Let A be a unital commutative Banach Algebra and I a maximal ideal of A. Prove that I is a maximal subspace of A. Is this result still valid if A is not Banach or commutative or unital?

Homework Equations

The first part is pretty easy: Maximal ideals are of the form kerτ for some character τ:A→C, and then A=kerτ+C1, so kerτ is a maximal subspace.

If A is not commutative, we have a counter-example: The algebra M2(C) is simple, so the unique maximal ideal of M2(C) is {0}, which is not a maximal subspace.

The Attempt at a Solution

I couldn't solve the rest of the question: If A is Banach and commutative but non-unital, maybe I could consider its unitization and associate maximal ideals of A and A˜, but I couldn't do that.

The only example of commutative, unital, non-Banach normed algebra I can think of is C[x], the polynomial algebra in one variable (with any of the usual norms), but the only maximal ideals of C[x] are of the form p(x)C[x] with degree(p)=1, and these are maximal subspaces.

Any hints are appreciated. Thank you.

 

[mighty2000]

One approach to solving this problem is to use the fact that every non-unital commutative Banach algebra A can be embedded into a unital commutative Banach algebra B. This embedding is given by taking the unitization of A, which is defined as A˜ = A ⊕ C1, where C1 is a copy of the complex numbers with multiplication given by (a, λ)(b, μ) = (ab + aμ + bλ, λμ).
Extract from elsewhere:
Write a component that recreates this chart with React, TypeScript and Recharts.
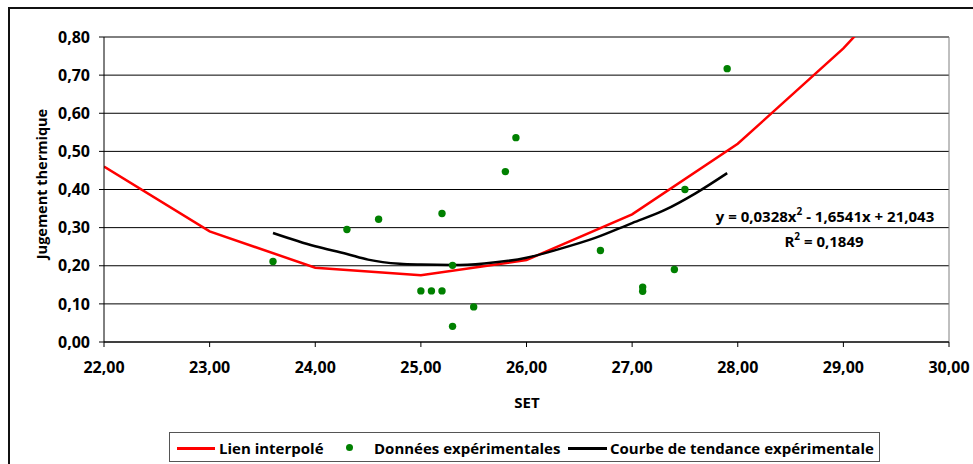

Now, let I be a maximal ideal of A. We want to show that I is a maximal subspace of A. Since A is embedded into B, we can also view I as a subset of B. Since I is a maximal ideal of A, it is also a maximal ideal of B. This means that B/I is a field.
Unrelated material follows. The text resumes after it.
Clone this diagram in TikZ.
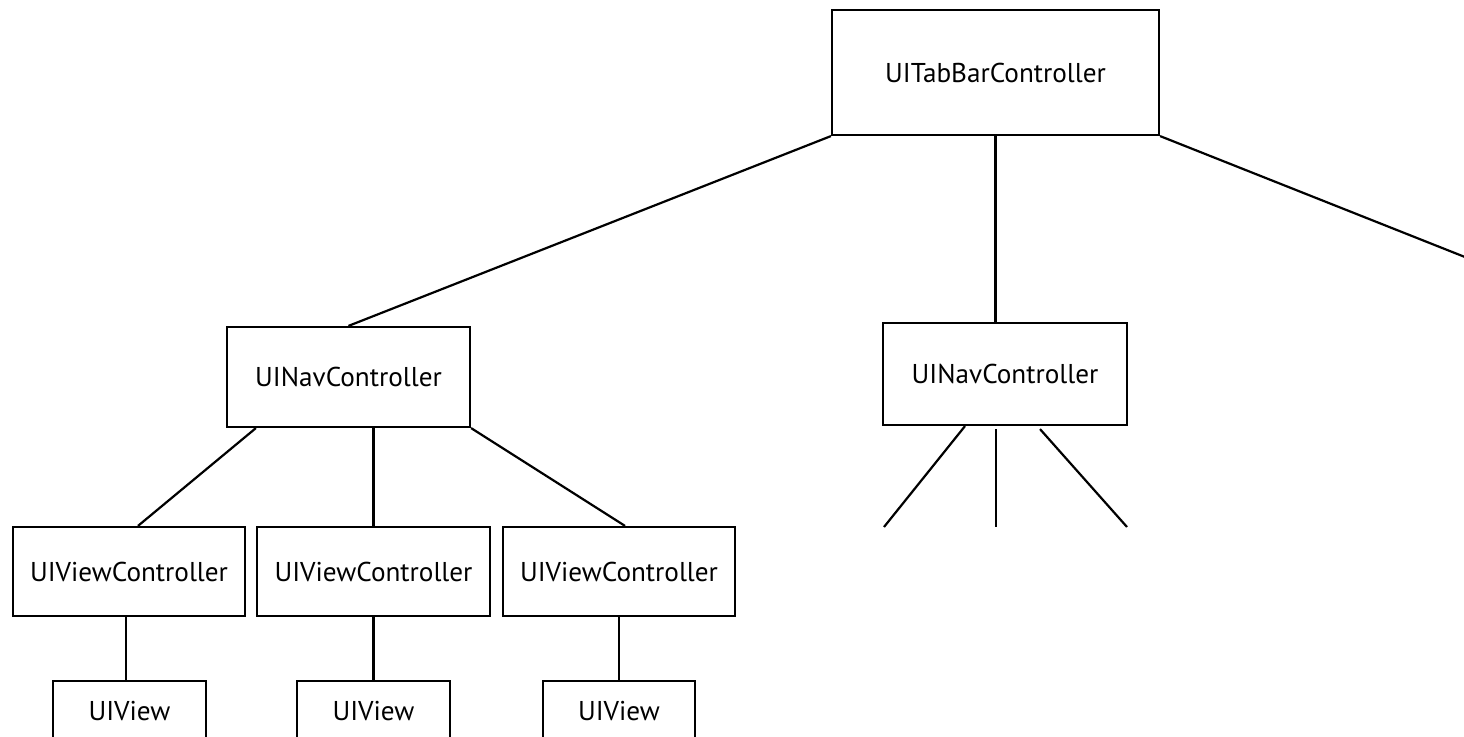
\documentclass[tikz,border=0pt]{standalone}
\usepackage{fontspec}
\setmainfont{PT Sans}
\usetikzlibrary{calc}
\tikzset{
  ctrlbox/.style={draw, line width=1.1pt, inner sep=0pt, font=\fontsize{13.6}{16}\selectfont},
  link/.style={line width=1.1pt},
}
\begin{document}
\begin{tikzpicture}[x=0.5pt,y=-0.5pt]
  \useasboundingbox (0,0) rectangle (1464,737);
  \clip (0,0) rectangle (1464,737);

  % Root controller
  \node[ctrlbox, minimum width=163.5pt, minimum height=62.5pt] (tab) at (995.5,72.5) {UITabBarController};

  % Navigation controllers
  \node[ctrlbox, minimum width=121.5pt, minimum height=50pt] (navL) at (348.5,377) {UINavController};
  \node[ctrlbox, minimum width=122pt, minimum height=51pt] (navR) at (1005,374) {UINavController};

  % View controllers
  \node[ctrlbox, minimum width=116pt, minimum height=44.5pt] (vcA) at (129,571.5) {UIViewController};
  \node[ctrlbox, minimum width=116.5pt, minimum height=44.5pt] (vcB) at (373.5,571.5) {UIViewController};
  \node[ctrlbox, minimum width=116pt, minimum height=44.5pt] (vcC) at (619,571.5) {UIViewController};

  % Views (cut by the lower edge)
  \node[ctrlbox, minimum width=76.5pt, minimum height=30pt] (viewA) at (129.5,711) {UIView};
  \node[ctrlbox, minimum width=76.5pt, minimum height=30pt] (viewB) at (373.5,711) {UIView};
  \node[ctrlbox, minimum width=76pt, minimum height=30pt] (viewC) at (619,711) {UIView};

  % Free ends
  \coordinate (offR) at (1480,263);
  \coordinate (endA) at (884,527);
  \coordinate (endB) at (996,527);
  \coordinate (endC) at (1127,527);

  % Tab bar to its children
  \draw[link] (tab.south west) -- (navL.north);
  \draw[link] (tab.south) -- (tab.south |- navR.north);
  \draw[link] (tab.south east) -- (offR);

  % Left navigation stack
  \draw[link] ([xshift=15pt]navL.south west) -- ([xshift=4.5pt]vcA.north);
  \draw[link] (navL.south -| vcB.north) -- (vcB.north);
  \draw[link] (navL.south east) -- ([xshift=3pt]vcC.north);

  % Right navigation stack
  \draw[link] ([xshift=-20pt]navR.south) -- (endA);
  \draw[link] ([yshift=-1.5pt]navR.south -| endB) -- (endB);
  \draw[link] ([xshift=17.5pt,yshift=-1.5pt]navR.south) -- (endC);

  % Controllers to views
  \draw[link] ([xshift=-1.5pt]vcA.south) -- ([xshift=-1.5pt]vcA.south |- viewA.north);
  \draw[link] (vcB.south) -- (viewB.north);
  \draw[link] (vcC.south) -- (viewC.north);
\end{tikzpicture}
\end{document}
Now, consider any subspace J of B that contains I, i.e. I ⊆ J. We want to show that either J = B or J = I. Since B/I is a field, J/I is a vector space over B/I. Since J/I contains I/I, which is the zero element of B/I, J/I must contain all elements of B/I. This means that J/I = B/I, or equivalently, J = B. Therefore, I is a maximal subspace of B, and hence of A.
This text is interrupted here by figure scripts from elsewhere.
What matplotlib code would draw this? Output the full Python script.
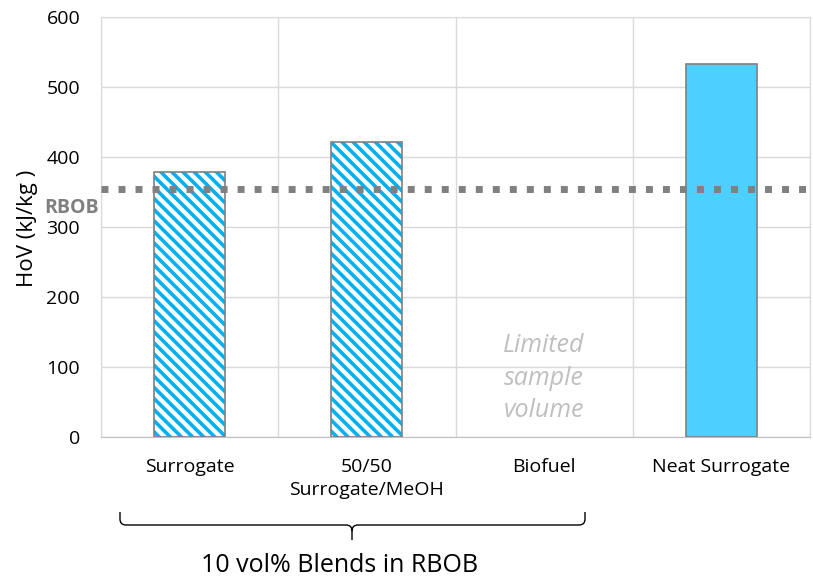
import numpy as np
import matplotlib.pyplot as plt
from matplotlib.path import Path
from matplotlib.patches import PathPatch
import matplotlib.transforms as mtransforms

plt.rcParams['font.family'] = ['Open Sans', 'DejaVu Sans']
plt.rcParams['hatch.linewidth'] = 2.6

# --- Data ---
categories = ['Surrogate', '50/50\nSurrogate/MeOH', 'Biofuel', 'Neat Surrogate']
hov_values = [379, 421, np.nan, 533]
hatched = [True, True, False, False]
rbob_hov = 354
y_ticks = [0, 100, 200, 300, 400, 500, 600]

HATCH_BLUE = '#00B0F0'
NEAT_BLUE = '#4DCFFF'
EDGE_GRAY = '#808080'
GRID_GRAY = '#D9D9D9'

fig = plt.figure(figsize=(8.13, 5.77), dpi=100)
ax = fig.add_axes([101/813, 1 - 437/577, 709/813, 420/577])

x = np.arange(len(categories))
for xi, val, h in zip(x, hov_values, hatched):
    if np.isnan(val):
        continue
    if h:
        ax.bar(xi, val, width=0.4, facecolor='white', edgecolor=HATCH_BLUE,
               hatch='\\' * 3, linewidth=0, zorder=3)
        ax.bar(xi, val, width=0.4, facecolor='none', edgecolor=EDGE_GRAY,
               linewidth=1.2, zorder=4)
    else:
        ax.bar(xi, val, width=0.4, facecolor=NEAT_BLUE, edgecolor=EDGE_GRAY,
               linewidth=1.2, zorder=3)

# RBOB reference line
ax.axhline(rbob_hov, color=EDGE_GRAY, linewidth=5, linestyle=(0, (1, 1.45)),
           dash_capstyle='butt', zorder=5)
ax.text(-0.042, 327, 'RBOB', transform=mtransforms.blended_transform_factory(
    ax.transAxes, ax.transData), ha='center', va='center', color=EDGE_GRAY,
    fontsize=14, fontweight='bold', zorder=6, clip_on=False)

ax.text(2, 84, 'Limited\nsample\nvolume', ha='center', va='center', color='#BFBFBF',
        fontsize=18, style='italic', linespacing=1.4)

ax.set_xlim(-0.5, len(categories) - 0.5)
ax.set_ylim(0, 600)
ax.set_yticks(y_ticks)
ax.set_xticks(x)
ax.set_xticklabels(categories, fontsize=14, linespacing=1.35)
ax.set_xticks(np.arange(-0.5, len(categories), 1), minor=True)
ax.tick_params(axis='both', which='both', length=0)
ax.tick_params(axis='y', labelsize=14, pad=15)
ax.tick_params(axis='x', pad=15)
ax.grid(axis='y', color=GRID_GRAY, linewidth=1, zorder=0)
ax.grid(axis='x', which='minor', color=GRID_GRAY, linewidth=1, zorder=0)
for s in ['top', 'left', 'right']:
    ax.spines[s].set_color(GRID_GRAY)
ax.spines['bottom'].set_color('#BFBFBF')
ax.set_axisbelow(True)

ax.set_ylabel('HoV (kJ/kg )', fontsize=16)
ax.yaxis.set_label_coords((38 - 101) / 709, (437 - 228) / 420)

# brace under the blend categories (figure pixel coords)
W, H = 813, 577
def fp(px, py):
    return (px / W, 1 - py / H)

xl, xr, xc = 120, 585, 352
yt, ym, yb = 512, 525, 540
r = 6
verts = [fp(xl, yt), fp(xl, ym - r), fp(xl, ym), fp(xl + r, ym),
         fp(xc - r, ym), fp(xc, ym), fp(xc, ym + r), fp(xc, yb),
         fp(xc, ym + r), fp(xc, ym), fp(xc + r, ym),
         fp(xr - r, ym), fp(xr, ym), fp(xr, ym - r), fp(xr, yt)]
codes = [Path.MOVETO, Path.LINETO, Path.CURVE3, Path.CURVE3,
         Path.LINETO, Path.CURVE3, Path.CURVE3, Path.LINETO,
         Path.MOVETO, Path.CURVE3, Path.CURVE3,
         Path.LINETO, Path.CURVE3, Path.CURVE3, Path.LINETO]
fig.add_artist(PathPatch(Path(verts, codes), transform=fig.transFigure,
                         facecolor='none', edgecolor='black', linewidth=1))

fig.text(340 / W, 1 - 565 / H, '10 vol% Blends in RBOB', ha='center', va='center',
         fontsize=18)

fig.savefig('out.png', dpi=100)
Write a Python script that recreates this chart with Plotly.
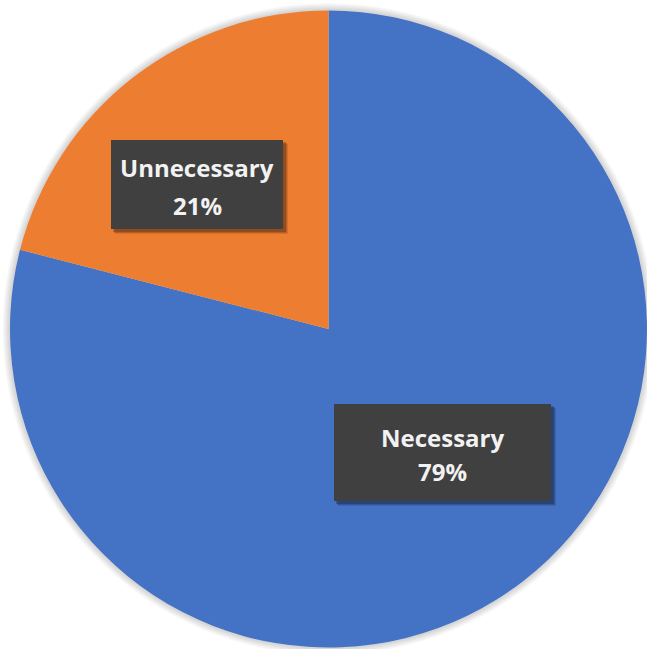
import plotly.graph_objects as go

# Survey split
labels = ["Necessary", "Unnecessary"]
values = [79, 21]
colors = ["#4472C4", "#ED7D31"]

W, H = 647, 649
total = sum(values)


def px(x):
    return x / W


def py(y):
    return 1 - y / H


fig = go.Figure(
    go.Pie(
        labels=labels,
        values=values,
        sort=False,
        direction="clockwise",
        rotation=0,
        textinfo="none",
        marker=dict(colors=colors, line=dict(width=0)),
        domain=dict(x=[px(10), 1], y=[py(649), py(9)]),
        showlegend=False,
    )
)

shapes = []
# soft halo around the pie
cx, cy, r = 328.5, 329, 319
for k in range(1, 8):
    shapes.append(dict(
        type="circle", xref="paper", yref="paper", layer="below",
        x0=px(cx - r - k), x1=px(cx + r + k), y0=py(cy + r + k), y1=py(cy - r - k),
        fillcolor="rgba(0,0,0,0.025)", line=dict(width=0),
    ))

# label boxes: (x0, y0, x1, y1) in pixels, with line centres
boxes = {
    "Unnecessary": dict(box=(111, 140, 283, 229), lines=(167, 205)),
    "Necessary": dict(box=(334, 404, 551, 501), lines=(437, 471)),
}

annotations = []
for lab, val in zip(labels, values):
    b = boxes[lab]
    x0, y0, x1, y1 = b["box"]
    # soft drop shadow
    for off, alpha in ((5, 0.10), (4, 0.15), (3, 0.20)):
        shapes.append(dict(
            type="rect", xref="paper", yref="paper", layer="above",
            x0=px(x0 + off - 1), x1=px(x1 + off), y0=py(y1 + off), y1=py(y0 + off - 1),
            fillcolor=f"rgba(0,0,0,{alpha})", line=dict(width=0),
        ))
    shapes.append(dict(
        type="rect", xref="paper", yref="paper", layer="above",
        x0=px(x0), x1=px(x1), y0=py(y1), y1=py(y0),
        fillcolor="#404040", line=dict(width=0),
    ))
    xc = (x0 + x1) / 2
    pct = f"{round(val / total * 100)}%"
    for txt, ly in zip((lab, pct), b["lines"]):
        annotations.append(dict(
            x=px(xc), y=py(ly), xref="paper", yref="paper",
            xanchor="center", yanchor="middle", showarrow=False,
            text=f"<b>{txt}</b>",
            font=dict(family="Open Sans", size=24, color="#F2F2F2"),
        ))

fig.update_layout(
    width=W, height=H,
    margin=dict(l=0, r=0, t=0, b=0),
    paper_bgcolor="white",
    plot_bgcolor="white",
    shapes=shapes,
    annotations=annotations,
)

fig.write_html("out.html")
This result is still valid if A is not Banach, commutative, or unital. In the non-unital case, we can use the same argument as above, but instead of considering the unitization of A, we consider the unitization of the non-unital algebra. In the non-commutative case, we can use the same argument, but instead of considering maximal ideals, we consider maximal left ideals. In the non-Banach case, we can use the same argument, but instead of considering maximal ideals, we consider maximal subspaces that are also closed under the norm.